MOH: Max isolation period for fully-vaccinated individuals & children shortened to 7 days

Children aged five to 11 years old will also be able to recover under Protocol 2.

Guan Zhen Tan | January 21, 2022, 04:14 PM

Follow us on Telegram for the latest updates:

The Multi-Ministry Taskforce (MTF) has announced on Jan. 21 that the maximum isolation period for fully vaccinated individuals and children below the age of 12 years old will be reduced from 10 days to 7 days.

Those who are unvaccinated and aged 12 years and above will continue to have the maximum isolation period of 14 days.

Shorter isolation period, home recovery expanded to include children five to 11 years old

The MTF also announced that the age bracket suitable for Protocol 2 will now be expanded to include children aged five to 11 years old regardless of their vaccination status.

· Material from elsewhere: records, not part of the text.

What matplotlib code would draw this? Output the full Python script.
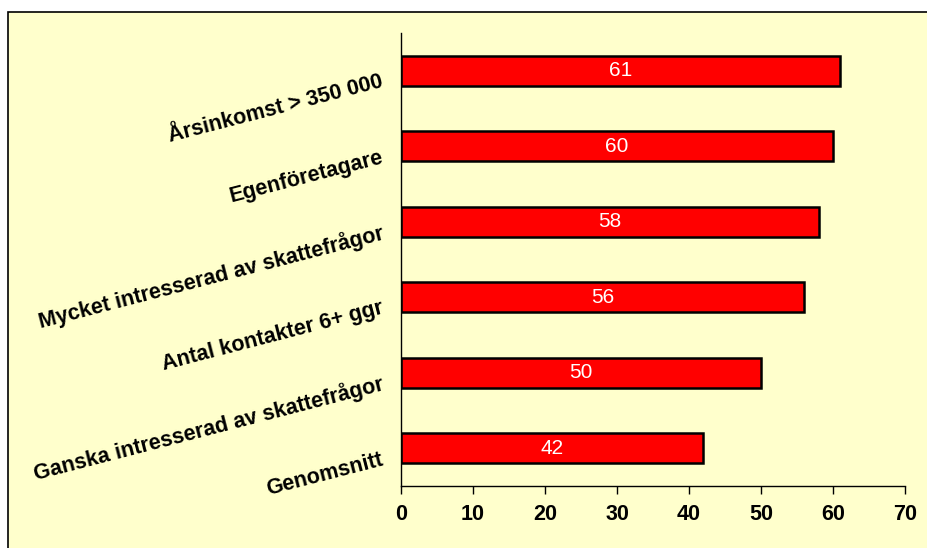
import matplotlib
matplotlib.use('Agg')
import matplotlib.pyplot as plt
from matplotlib.patches import Rectangle
import matplotlib.transforms as mtransforms

categories = ['Årsinkomst > 350 000', 'Egenföretagare',
              'Mycket intresserad av skattefrågor', 'Antal kontakter 6+ ggr',
              'Ganska intresserad av skattefrågor', 'Genomsnitt']
values = [61, 60, 58, 56, 50, 42]
xticks = [0, 10, 20, 30, 40, 50, 60, 70]

plt.rcParams['font.family'] = ['Liberation Sans', 'DejaVu Sans']

W, H = 927, 548
fig = plt.figure(figsize=(W / 100, H / 100), dpi=100)
fig.patch.set_facecolor('white')

# yellow panel with black frame, kept behind the axes
fig.patches.append(Rectangle((8 / W, -0.1), 1.2, (H - 12) / H + 0.1,
                             transform=fig.transFigure, facecolor='#FFFFCC',
                             edgecolor='black', linewidth=1.2, zorder=-10))

ax = fig.add_axes([401 / W, 62 / H, 504 / W, 453 / H])
ax.set_facecolor('none')

ypos = list(range(len(categories)))
ax.barh(ypos, values, height=0.4, color='#FF0000', edgecolor='black', linewidth=1.8)
ax.set_ylim(len(categories) - 0.5, -0.5)
ax.set_xlim(0, 70)

for y, v in zip(ypos, values):
    ax.text(v / 2, y, str(v), color='white', fontsize=15, ha='center', va='center')

ax.set_xticks(xticks)
ax.set_xticklabels([str(t) for t in xticks], fontsize=15.5, fontweight='bold')
ax.tick_params(axis='x', direction='out', length=6, width=1, pad=7)
ax.set_yticks([])

off = mtransforms.offset_copy(ax.transData, fig=fig, x=-18, y=-11, units='dots')
for y, c in zip(ypos, categories):
    ax.text(0, y, c, transform=off, rotation=14.5, rotation_mode='anchor',
            ha='right', va='center', fontsize=15.5, fontweight='bold')

for s in ['top', 'right']:
    ax.spines[s].set_visible(False)
ax.spines['left'].set_linewidth(1)
ax.spines['bottom'].set_linewidth(1)

fig.savefig('out.png', dpi=100)
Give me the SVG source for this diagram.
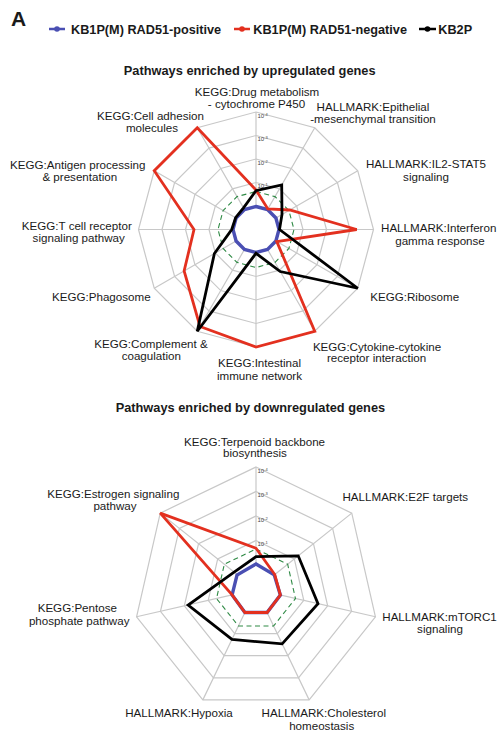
<svg xmlns="http://www.w3.org/2000/svg" width="497" height="732" viewBox="0 0 497 732">
<style>
text{font-family:"Liberation Sans",Arial,sans-serif;fill:#1a1a1a}
.lbl{font-size:11.6px;text-anchor:middle}
.ttl{font-size:12.8px;font-weight:bold;text-anchor:middle}
.leg{font-size:12.7px;font-weight:bold}
.tick{font-size:6px;fill:#444}
.tick tspan{font-size:4px}
.grid{fill:none;stroke:#c8c8c8;stroke-width:1.2}
.thr{fill:none;stroke:#2f8a45;stroke-width:1.1;stroke-dasharray:5 3.5}
.s{fill:none;stroke-width:2.8;stroke-linejoin:miter}
.blue{stroke:#4a4fb3;stroke-width:3.4}
.red{stroke:#e3301f}
.blk{stroke:#000}
</style>
<rect width="497" height="732" fill="#fff"/>
<text x="11" y="26" style="font-size:21px;font-weight:bold">A</text>
<g id="legend">
<line x1="49" y1="29" x2="65" y2="29" stroke="#4a4fb3" stroke-width="2.5"/><circle cx="57" cy="29" r="2.8" fill="#4a4fb3"/>
<text class="leg" x="71" y="33.5">KB1P(M) RAD51-positive</text>
<line x1="234" y1="29" x2="250" y2="29" stroke="#e3301f" stroke-width="2.5"/><circle cx="242" cy="29" r="2.8" fill="#e3301f"/>
<text class="leg" x="253.3" y="33.5">KB1P(M) RAD51-negative</text>
<line x1="419" y1="29" x2="436" y2="29" stroke="#000" stroke-width="2.5"/><circle cx="427.5" cy="29" r="2.8" fill="#000"/>
<text class="leg" x="438.3" y="33.5">KB2P</text>
</g>

<g id="radar-up">
<text class="ttl" x="249.7" y="74.5">Pathways enriched by upregulated genes</text>
<g id="grid-up">
<polygon class="grid" points="256,112 314.75,127.74 357.76,170.75 373.5,229.5 357.76,288.25 314.75,331.26 256,347 197.25,331.26 154.24,288.25 138.5,229.5 154.24,170.75 197.25,127.74"/>
<polygon class="grid" points="256,135.5 303,148.1 337.4,182.5 350,229.5 337.4,276.5 303,310.9 256,323.5 209,310.9 174.6,276.5 162,229.5 174.6,182.5 209,148.1"/>
<polygon class="grid" points="256,159 291.25,168.45 317.05,194.25 326.5,229.5 317.05,264.75 291.25,290.55 256,300 220.75,290.55 194.95,264.75 185.5,229.5 194.95,194.25 220.75,168.45"/>
<polygon class="grid" points="256,182.5 279.5,188.8 296.7,206 303,229.5 296.7,253 279.5,270.2 256,276.5 232.5,270.2 215.3,253 209,229.5 215.3,206 232.5,188.8"/>
<polygon class="grid" points="256,206 267.75,209.15 276.35,217.75 279.5,229.5 276.35,241.25 267.75,249.85 256,253 244.25,249.85 235.65,241.25 232.5,229.5 235.65,217.75 244.25,209.15"/>
<path class="grid" d="M256,206V112 M267.75,209.15L314.75,127.74 M276.35,217.75L357.76,170.75 M279.5,229.5H373.5 M276.35,241.25L357.76,288.25 M267.75,249.85L314.75,331.26 M256,253V347 M244.25,249.85L197.25,331.26 M235.65,241.25L154.24,288.25 M232.5,229.5H138.5 M235.65,217.75L154.24,170.75 M244.25,209.15L197.25,127.74"/>
</g>
<g id="ticks-up">
<text class="tick" x="257.5" y="117.5">10<tspan dy="-2">-4</tspan></text>
<text class="tick" x="257.5" y="141">10<tspan dy="-2">-3</tspan></text>
<text class="tick" x="257.5" y="164.5">10<tspan dy="-2">-2</tspan></text>
<text class="tick" x="257.5" y="188">10<tspan dy="-2">-1</tspan></text>
</g>
<g id="series-up">
<polygon class="thr" points="256,191.5 275,196.6 288.9,210.5 294,229.5 288.9,248.5 275,262.4 256,267.5 237,262.4 223.1,248.5 218,229.5 223.1,210.5 237,196.6"/>
<polygon class="s blue" points="256,206.5 267.5,209.6 275.9,218 279,229.5 275.9,241 267.5,249.4 256,252.5 244.5,249.4 236.1,241 233,229.5 236.1,218 244.5,209.6"/>
<polygon class="s red" points="256,190 267.85,208.97 289.77,210 356.7,229.5 276.78,241.5 314.75,331.26 256,347 200,326.5 184.12,271 194,229.5 154.24,170.75 197.25,127.74"/>
<polygon class="s blk" points="256,190.7 281.7,185 282,214.5 279.5,229.5 357.76,288.25 280.25,271.5 256,253.3 197.25,331.26 214.4,253.5 231.7,229.5 235.65,217.75 243.5,207.85"/>
</g>
<g id="labels-up">
<g id="n-drug"><text class="lbl" x="257" y="96">KEGG:Drug metabolism</text><text class="lbl" x="256.5" y="107.5">- cytochrome P450</text></g>
<g id="n-emt"><text class="lbl" x="373" y="110.7">HALLMARK:Epithelial</text><text class="lbl" x="373" y="123">-mesenchymal transition</text></g>
<g id="n-il2"><text class="lbl" x="426" y="168.3">HALLMARK:IL2-STAT5</text><text class="lbl" x="426" y="180.7">signaling</text></g>
<g id="n-ifn"><text class="lbl" x="438.7" y="232.3">HALLMARK:Interferon</text><text class="lbl" x="440" y="245">gamma response</text></g>
<g id="n-ribo"><text class="lbl" x="414.7" y="300.7">KEGG:Ribosome</text></g>
<g id="n-cyto"><text class="lbl" x="377" y="350.7">KEGG:Cytokine-cytokine</text><text class="lbl" x="376.5" y="362.3">receptor interaction</text></g>
<g id="n-int"><text class="lbl" x="259.5" y="367.3">KEGG:Intestinal</text><text class="lbl" x="259.5" y="380">immune network</text></g>
<g id="n-comp"><text class="lbl" x="151" y="348">KEGG:Complement &amp;</text><text class="lbl" x="151.3" y="360">coagulation</text></g>
<g id="n-phago"><text class="lbl" x="101.3" y="300.7">KEGG:Phagosome</text></g>
<g id="n-tcell"><text class="lbl" x="76.8" y="230">KEGG:T cell receptor</text><text class="lbl" x="78.7" y="241.7">signaling pathway</text></g>
<g id="n-antigen"><text class="lbl" x="77.7" y="169">KEGG:Antigen processing</text><text class="lbl" x="79.8" y="180.7">&amp; presentation</text></g>
<g id="n-cam"><text class="lbl" x="150.5" y="120">KEGG:Cell adhesion</text><text class="lbl" x="152" y="132.3">molecules</text></g>
</g>
</g>

<g id="radar-down">
<text class="ttl" x="250.4" y="411.5">Pathways enriched by downregulated genes</text>
<g id="grid-down">
<polygon class="grid" points="256,467 351.77,513.12 375.43,616.76 309.15,699.87 202.85,699.87 136.57,616.76 160.23,513.12"/>
<polygon class="grid" points="256,491.5 332.62,528.4 351.54,611.31 298.52,677.8 213.48,677.8 160.46,611.31 179.38,528.4"/>
<polygon class="grid" points="256,516 313.46,543.67 327.66,605.85 287.89,655.72 224.11,655.72 184.34,605.85 198.54,543.67"/>
<polygon class="grid" points="256,540.5 294.31,558.95 303.77,600.4 277.26,633.65 234.74,633.65 208.23,600.4 217.69,558.95"/>
<polygon class="grid" points="256,565 275.15,574.22 279.89,594.95 266.63,611.57 245.37,611.57 232.11,594.95 236.85,574.22"/>
<path class="grid" d="M256,565V467 M275.15,574.22L351.77,513.12 M279.89,594.95L375.43,616.76 M266.63,611.57L309.15,699.87 M245.37,611.57L202.85,699.87 M232.11,594.95L136.57,616.76 M236.85,574.22L160.23,513.12"/>
</g>
<g id="ticks-down">
<text class="tick" x="257.5" y="472.5">10<tspan dy="-2">-4</tspan></text>
<text class="tick" x="257.5" y="497">10<tspan dy="-2">-3</tspan></text>
<text class="tick" x="257.5" y="521.5">10<tspan dy="-2">-2</tspan></text>
<text class="tick" x="257.5" y="546">10<tspan dy="-2">-1</tspan></text>
</g>
<g id="series-down">
<polygon class="thr" points="256,549 287.66,564.25 295.48,598.51 273.57,625.99 238.43,625.99 216.52,598.51 224.34,564.25"/>
<polygon class="s blue" points="256,564 274.2,574.8 280.37,595.06 267.06,612.48 244.94,612.48 232.11,594.95 237,575"/>
<polygon class="s red" points="256,548.3 274.76,574.54 280.37,595.06 267.06,612.48 244.94,612.48 232.11,594.95 160.23,513.12"/>
<polygon class="s blk" points="256,556.7 298.22,555.83 318,603.65 282.16,643.83 231.96,639.42 188.15,604.99 234.11,572.04"/>
</g>
<g id="labels-down">
<g id="n-terp"><text class="lbl" x="254.5" y="445.5">KEGG:Terpenoid backbone</text><text class="lbl" x="255" y="457.3">biosynthesis</text></g>
<g id="n-e2f"><text class="lbl" x="405.3" y="500.7">HALLMARK:E2F targets</text></g>
<g id="n-mtorc1"><text class="lbl" x="439.5" y="621.3">HALLMARK:mTORC1</text><text class="lbl" x="440" y="633.3">signaling</text></g>
<g id="n-chol"><text class="lbl" x="323.8" y="717.3">HALLMARK:Cholesterol</text><text class="lbl" x="321.7" y="729.7">homeostasis</text></g>
<g id="n-hyp"><text class="lbl" x="179" y="717.3">HALLMARK:Hypoxia</text></g>
<g id="n-pent"><text class="lbl" x="77.3" y="612.3">KEGG:Pentose</text><text class="lbl" x="79.2" y="624.7">phosphate pathway</text></g>
<g id="n-estr"><text class="lbl" x="113.3" y="498">KEGG:Estrogen signaling</text><text class="lbl" x="115" y="509.7">pathway</text></g>
</g>
</g>
</svg>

However, those who test ART positive in non-clinical settings but identify themselves as potentially at risk (such as the elderly, pregnant or immunocompromised) should still visit a doctor for medical advice even if they feel well.

Patients who are on Protocol 1 who are recovering well and whose symptoms have improved will be able to continue their recovery journey on Protocol 2.

Like other patients on Protocol 2, they can be discharged earlier and return to normal activities if they test negative on a self-administered ART taken 72 hours or more after their first positive Covid-19 test.

This will be progressively put in place in the next couple of weeks.

Protocol 2 can then be applied to all low-risk, asymptomatic individuals who are in Protocol 1 settings, such as:

  • Covid-19 Treatment Facilities
  • Those who test positive for Pre-departure Tests (PDT)
  • Pre-event Testing (PET)
  • Rostered Routine Testing (RRT)
  • Mandatory traveller tests (e.g. On-arrival Tests (OAT)
  • Tests taken at the end of Stay-Home Notice (SHN) periods

Low-risk individuals can recover safely under Protocol 2

Currently, lower-risk individuals with mild symptoms can now be diagnosed by their primary care doctors via a healthcare provider-administered Antigen Rapid Test (ART) and recover safely under Protocol 2.

Low-risk asymptomatic patients, including those who test positive on self-administered ARTs will continue to be managed under Protocol 2.

Those assessed by their doctors as high-risk patients such as the elderly and pregnant, or those with significant symptoms such as chest pain and shortness of breath will be managed under Protocol 1.